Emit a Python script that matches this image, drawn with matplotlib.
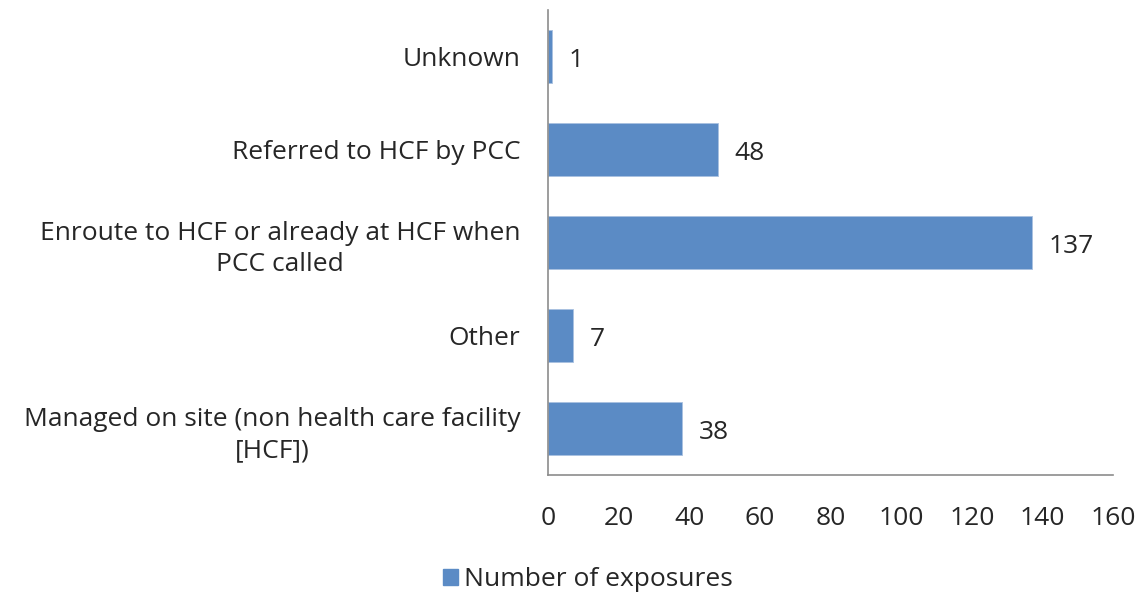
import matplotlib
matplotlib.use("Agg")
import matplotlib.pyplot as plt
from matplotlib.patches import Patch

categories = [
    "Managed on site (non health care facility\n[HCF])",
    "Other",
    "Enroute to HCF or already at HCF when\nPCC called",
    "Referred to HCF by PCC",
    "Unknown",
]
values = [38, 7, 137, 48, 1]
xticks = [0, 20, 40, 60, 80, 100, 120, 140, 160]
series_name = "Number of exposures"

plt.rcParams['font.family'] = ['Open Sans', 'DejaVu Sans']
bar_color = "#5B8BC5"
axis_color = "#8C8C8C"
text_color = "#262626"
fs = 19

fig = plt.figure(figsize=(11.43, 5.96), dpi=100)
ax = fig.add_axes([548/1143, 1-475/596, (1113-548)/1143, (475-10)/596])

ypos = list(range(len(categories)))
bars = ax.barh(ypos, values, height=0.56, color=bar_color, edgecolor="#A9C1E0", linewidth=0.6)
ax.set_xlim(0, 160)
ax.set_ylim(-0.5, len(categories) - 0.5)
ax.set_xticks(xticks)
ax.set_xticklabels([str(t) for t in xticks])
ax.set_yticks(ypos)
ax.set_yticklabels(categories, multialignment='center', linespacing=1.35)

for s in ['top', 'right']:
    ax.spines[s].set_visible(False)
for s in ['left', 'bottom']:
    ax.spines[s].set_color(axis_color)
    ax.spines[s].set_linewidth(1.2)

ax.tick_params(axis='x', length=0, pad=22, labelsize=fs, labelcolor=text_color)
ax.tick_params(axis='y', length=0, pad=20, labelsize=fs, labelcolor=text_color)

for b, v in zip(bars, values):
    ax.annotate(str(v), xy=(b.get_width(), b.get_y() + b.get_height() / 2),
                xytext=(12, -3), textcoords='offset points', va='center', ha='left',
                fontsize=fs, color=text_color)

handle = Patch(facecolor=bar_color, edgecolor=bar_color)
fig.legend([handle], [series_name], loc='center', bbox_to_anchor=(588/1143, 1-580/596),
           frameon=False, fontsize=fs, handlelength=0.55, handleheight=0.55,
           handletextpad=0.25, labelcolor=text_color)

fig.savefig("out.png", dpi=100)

#### [Objective]
Print out the material word for word, omitting the pictures.

#### [Completed task]
Emit a Python script that matches this image, drawn with matplotlib.
import matplotlib
matplotlib.use("Agg")
import matplotlib.pyplot as plt
from matplotlib.patches import Patch

categories = [
    "Managed on site (non health care facility\n[HCF])",
    "Other",
    "Enroute to HCF or already at HCF when\nPCC called",
    "Referred to HCF by PCC",
    "Unknown",
]
values = [38, 7, 137, 48, 1]
xticks = [0, 20, 40, 60, 80, 100, 120, 140, 160]
series_name = "Number of exposures"

plt.rcParams['font.family'] = ['Open Sans', 'DejaVu Sans']
bar_color = "#5B8BC5"
axis_color = "#8C8C8C"
text_color = "#262626"
fs = 19

fig = plt.figure(figsize=(11.43, 5.96), dpi=100)
ax = fig.add_axes([548/1143, 1-475/596, (1113-548)/1143, (475-10)/596])

ypos = list(range(len(categories)))
bars = ax.barh(ypos, values, height=0.56, color=bar_color, edgecolor="#A9C1E0", linewidth=0.6)
ax.set_xlim(0, 160)
ax.set_ylim(-0.5, len(categories) - 0.5)
ax.set_xticks(xticks)
ax.set_xticklabels([str(t) for t in xticks])
ax.set_yticks(ypos)
ax.set_yticklabels(categories, multialignment='center', linespacing=1.35)

for s in ['top', 'right']:
    ax.spines[s].set_visible(False)
for s in ['left', 'bottom']:
    ax.spines[s].set_color(axis_color)
    ax.spines[s].set_linewidth(1.2)

ax.tick_params(axis='x', length=0, pad=22, labelsize=fs, labelcolor=text_color)
ax.tick_params(axis='y', length=0, pad=20, labelsize=fs, labelcolor=text_color)

for b, v in zip(bars, values):
    ax.annotate(str(v), xy=(b.get_width(), b.get_y() + b.get_height() / 2),
                xytext=(12, -3), textcoords='offset points', va='center', ha='left',
                fontsize=fs, color=text_color)

handle = Patch(facecolor=bar_color, edgecolor=bar_color)
fig.legend([handle], [series_name], loc='center', bbox_to_anchor=(588/1143, 1-580/596),
           frameon=False, fontsize=fs, handlelength=0.55, handleheight=0.55,
           handletextpad=0.25, labelcolor=text_color)

fig.savefig("out.png", dpi=100)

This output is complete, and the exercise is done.